Stated exercise: Pictures excluded, return the lines below from the first through the line holding "import pandas as pd".
......
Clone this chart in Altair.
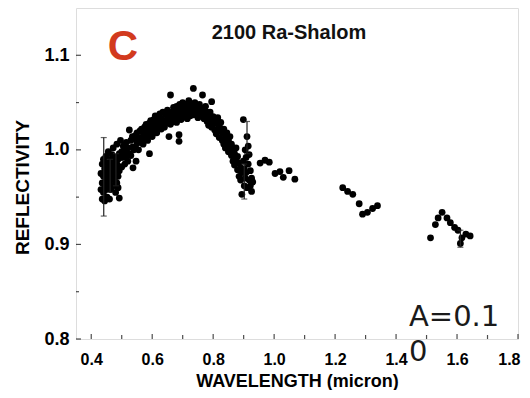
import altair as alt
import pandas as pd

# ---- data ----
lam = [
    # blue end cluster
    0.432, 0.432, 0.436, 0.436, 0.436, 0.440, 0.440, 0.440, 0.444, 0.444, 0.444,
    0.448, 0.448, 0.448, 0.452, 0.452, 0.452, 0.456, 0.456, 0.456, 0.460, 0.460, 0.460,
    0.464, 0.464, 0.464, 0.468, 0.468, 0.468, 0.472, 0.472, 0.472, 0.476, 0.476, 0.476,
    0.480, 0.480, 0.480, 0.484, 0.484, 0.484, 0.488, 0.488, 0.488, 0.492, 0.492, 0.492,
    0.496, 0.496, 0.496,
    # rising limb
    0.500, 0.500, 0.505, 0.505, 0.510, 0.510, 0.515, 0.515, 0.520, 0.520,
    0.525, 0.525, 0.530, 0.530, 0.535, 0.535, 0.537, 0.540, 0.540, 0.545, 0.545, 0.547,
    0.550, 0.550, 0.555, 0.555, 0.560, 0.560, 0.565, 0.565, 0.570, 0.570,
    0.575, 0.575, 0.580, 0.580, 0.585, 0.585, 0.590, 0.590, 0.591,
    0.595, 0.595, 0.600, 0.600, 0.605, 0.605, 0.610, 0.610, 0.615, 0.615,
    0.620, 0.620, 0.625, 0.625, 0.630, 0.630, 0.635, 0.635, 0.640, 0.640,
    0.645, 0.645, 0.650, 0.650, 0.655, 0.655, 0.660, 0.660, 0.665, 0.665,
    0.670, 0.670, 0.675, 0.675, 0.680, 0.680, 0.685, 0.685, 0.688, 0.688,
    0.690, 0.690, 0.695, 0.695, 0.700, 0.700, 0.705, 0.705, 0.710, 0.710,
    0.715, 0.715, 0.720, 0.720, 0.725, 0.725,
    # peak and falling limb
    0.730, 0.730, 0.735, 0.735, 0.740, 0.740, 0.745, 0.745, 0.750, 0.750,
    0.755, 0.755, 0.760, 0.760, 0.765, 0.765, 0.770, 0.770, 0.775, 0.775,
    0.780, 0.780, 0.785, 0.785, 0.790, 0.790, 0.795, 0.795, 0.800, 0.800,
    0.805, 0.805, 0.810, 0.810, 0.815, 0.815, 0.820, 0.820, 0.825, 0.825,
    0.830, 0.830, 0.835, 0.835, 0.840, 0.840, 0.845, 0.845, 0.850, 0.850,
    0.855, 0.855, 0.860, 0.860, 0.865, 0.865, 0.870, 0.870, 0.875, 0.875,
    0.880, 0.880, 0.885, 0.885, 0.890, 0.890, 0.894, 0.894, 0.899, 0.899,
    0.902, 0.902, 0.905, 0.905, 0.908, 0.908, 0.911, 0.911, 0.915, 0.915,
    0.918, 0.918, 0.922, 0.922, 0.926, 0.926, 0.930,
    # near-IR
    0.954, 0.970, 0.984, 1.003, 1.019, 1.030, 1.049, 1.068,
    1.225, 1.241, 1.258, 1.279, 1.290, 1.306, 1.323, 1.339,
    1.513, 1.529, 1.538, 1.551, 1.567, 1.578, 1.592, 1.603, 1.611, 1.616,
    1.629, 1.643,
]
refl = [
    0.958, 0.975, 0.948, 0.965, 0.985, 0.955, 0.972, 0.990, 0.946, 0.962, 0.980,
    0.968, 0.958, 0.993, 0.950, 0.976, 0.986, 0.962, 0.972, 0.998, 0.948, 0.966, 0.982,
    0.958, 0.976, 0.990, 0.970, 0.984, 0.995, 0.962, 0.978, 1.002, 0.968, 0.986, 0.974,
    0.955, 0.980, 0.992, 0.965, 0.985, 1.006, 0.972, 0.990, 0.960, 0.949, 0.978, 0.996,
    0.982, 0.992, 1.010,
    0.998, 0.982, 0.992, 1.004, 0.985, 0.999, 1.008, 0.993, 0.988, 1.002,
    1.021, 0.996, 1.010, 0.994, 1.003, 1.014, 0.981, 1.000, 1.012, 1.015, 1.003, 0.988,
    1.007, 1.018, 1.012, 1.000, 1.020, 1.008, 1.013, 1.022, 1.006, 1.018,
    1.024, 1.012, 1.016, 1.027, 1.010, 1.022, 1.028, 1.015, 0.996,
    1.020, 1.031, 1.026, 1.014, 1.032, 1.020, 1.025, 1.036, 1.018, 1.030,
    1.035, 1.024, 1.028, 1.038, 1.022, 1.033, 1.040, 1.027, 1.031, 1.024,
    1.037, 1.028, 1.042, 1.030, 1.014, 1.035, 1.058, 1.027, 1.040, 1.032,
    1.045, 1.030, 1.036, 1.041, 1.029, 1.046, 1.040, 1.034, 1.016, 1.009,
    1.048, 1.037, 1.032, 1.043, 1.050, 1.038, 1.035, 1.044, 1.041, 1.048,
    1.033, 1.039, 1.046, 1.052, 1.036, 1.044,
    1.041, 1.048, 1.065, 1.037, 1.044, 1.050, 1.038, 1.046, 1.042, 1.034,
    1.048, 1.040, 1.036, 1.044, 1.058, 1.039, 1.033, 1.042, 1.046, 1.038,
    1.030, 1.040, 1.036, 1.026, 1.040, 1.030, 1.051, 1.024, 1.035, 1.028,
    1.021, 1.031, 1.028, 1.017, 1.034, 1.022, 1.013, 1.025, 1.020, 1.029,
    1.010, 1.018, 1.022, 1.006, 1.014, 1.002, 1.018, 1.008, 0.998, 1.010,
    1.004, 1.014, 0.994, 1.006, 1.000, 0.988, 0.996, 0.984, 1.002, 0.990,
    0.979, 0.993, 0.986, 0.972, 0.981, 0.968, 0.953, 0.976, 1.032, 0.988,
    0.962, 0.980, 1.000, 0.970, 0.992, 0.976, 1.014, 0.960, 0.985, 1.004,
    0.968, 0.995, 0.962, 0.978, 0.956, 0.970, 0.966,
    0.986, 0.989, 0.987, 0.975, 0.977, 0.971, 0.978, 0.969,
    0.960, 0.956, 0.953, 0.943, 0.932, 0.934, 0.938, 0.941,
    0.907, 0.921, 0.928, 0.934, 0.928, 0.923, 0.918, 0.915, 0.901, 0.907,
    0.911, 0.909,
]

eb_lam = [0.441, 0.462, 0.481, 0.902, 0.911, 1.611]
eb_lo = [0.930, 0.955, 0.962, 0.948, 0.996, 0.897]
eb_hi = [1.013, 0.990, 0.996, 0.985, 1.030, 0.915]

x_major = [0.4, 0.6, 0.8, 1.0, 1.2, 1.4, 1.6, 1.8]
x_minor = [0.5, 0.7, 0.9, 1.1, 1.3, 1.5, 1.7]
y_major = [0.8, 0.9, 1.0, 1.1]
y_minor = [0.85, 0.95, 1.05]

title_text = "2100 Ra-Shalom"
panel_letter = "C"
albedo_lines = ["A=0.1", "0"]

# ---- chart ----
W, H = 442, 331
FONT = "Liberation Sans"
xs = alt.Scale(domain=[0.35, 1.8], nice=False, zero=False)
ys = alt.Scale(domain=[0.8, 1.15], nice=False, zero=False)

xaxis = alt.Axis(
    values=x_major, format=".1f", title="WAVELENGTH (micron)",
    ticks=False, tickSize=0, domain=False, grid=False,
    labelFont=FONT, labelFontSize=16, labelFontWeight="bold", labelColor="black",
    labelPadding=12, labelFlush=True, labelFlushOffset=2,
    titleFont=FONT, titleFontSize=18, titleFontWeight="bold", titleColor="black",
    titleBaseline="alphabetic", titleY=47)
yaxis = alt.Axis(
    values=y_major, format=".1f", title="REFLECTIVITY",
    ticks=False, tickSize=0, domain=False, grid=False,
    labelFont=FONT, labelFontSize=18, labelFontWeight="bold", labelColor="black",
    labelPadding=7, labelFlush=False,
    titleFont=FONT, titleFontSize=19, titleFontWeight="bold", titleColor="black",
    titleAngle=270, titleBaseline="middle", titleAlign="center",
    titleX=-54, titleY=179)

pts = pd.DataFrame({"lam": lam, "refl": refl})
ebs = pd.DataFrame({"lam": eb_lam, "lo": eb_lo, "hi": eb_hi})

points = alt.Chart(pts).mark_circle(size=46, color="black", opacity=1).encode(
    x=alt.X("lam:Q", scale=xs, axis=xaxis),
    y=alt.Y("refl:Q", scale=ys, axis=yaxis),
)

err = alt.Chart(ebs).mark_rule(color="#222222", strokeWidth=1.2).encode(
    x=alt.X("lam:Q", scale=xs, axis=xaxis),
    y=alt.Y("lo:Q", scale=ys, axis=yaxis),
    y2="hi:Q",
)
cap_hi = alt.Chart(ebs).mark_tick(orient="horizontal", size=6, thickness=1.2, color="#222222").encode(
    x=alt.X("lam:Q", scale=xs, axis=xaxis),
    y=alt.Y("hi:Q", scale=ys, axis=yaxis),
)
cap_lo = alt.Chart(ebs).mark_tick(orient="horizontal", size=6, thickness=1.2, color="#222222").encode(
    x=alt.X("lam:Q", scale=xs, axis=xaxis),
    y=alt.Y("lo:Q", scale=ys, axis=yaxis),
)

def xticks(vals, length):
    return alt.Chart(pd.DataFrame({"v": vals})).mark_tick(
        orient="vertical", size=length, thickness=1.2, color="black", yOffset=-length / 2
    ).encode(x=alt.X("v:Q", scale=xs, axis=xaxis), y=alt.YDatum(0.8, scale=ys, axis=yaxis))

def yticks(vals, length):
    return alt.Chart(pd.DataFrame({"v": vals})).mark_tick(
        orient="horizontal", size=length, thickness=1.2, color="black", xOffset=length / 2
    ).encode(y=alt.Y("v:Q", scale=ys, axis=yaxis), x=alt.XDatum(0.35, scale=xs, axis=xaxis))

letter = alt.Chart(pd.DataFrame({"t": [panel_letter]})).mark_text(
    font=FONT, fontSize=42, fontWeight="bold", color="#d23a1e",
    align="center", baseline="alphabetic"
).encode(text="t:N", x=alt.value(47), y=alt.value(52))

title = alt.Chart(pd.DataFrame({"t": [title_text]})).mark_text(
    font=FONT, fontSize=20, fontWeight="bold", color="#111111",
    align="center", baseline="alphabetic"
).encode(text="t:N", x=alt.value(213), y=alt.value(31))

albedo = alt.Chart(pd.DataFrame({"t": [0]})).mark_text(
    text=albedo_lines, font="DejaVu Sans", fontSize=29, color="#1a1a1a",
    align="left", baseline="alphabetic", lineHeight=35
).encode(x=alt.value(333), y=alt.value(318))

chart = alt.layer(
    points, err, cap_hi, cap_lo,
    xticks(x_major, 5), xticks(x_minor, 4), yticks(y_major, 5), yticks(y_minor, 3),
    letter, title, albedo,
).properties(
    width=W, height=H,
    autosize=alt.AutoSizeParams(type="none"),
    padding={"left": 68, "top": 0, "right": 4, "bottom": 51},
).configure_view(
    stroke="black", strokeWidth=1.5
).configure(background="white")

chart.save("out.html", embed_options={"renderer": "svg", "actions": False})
......
Complete output:
Clone this chart in Altair.
import altair as alt
import pandas as pd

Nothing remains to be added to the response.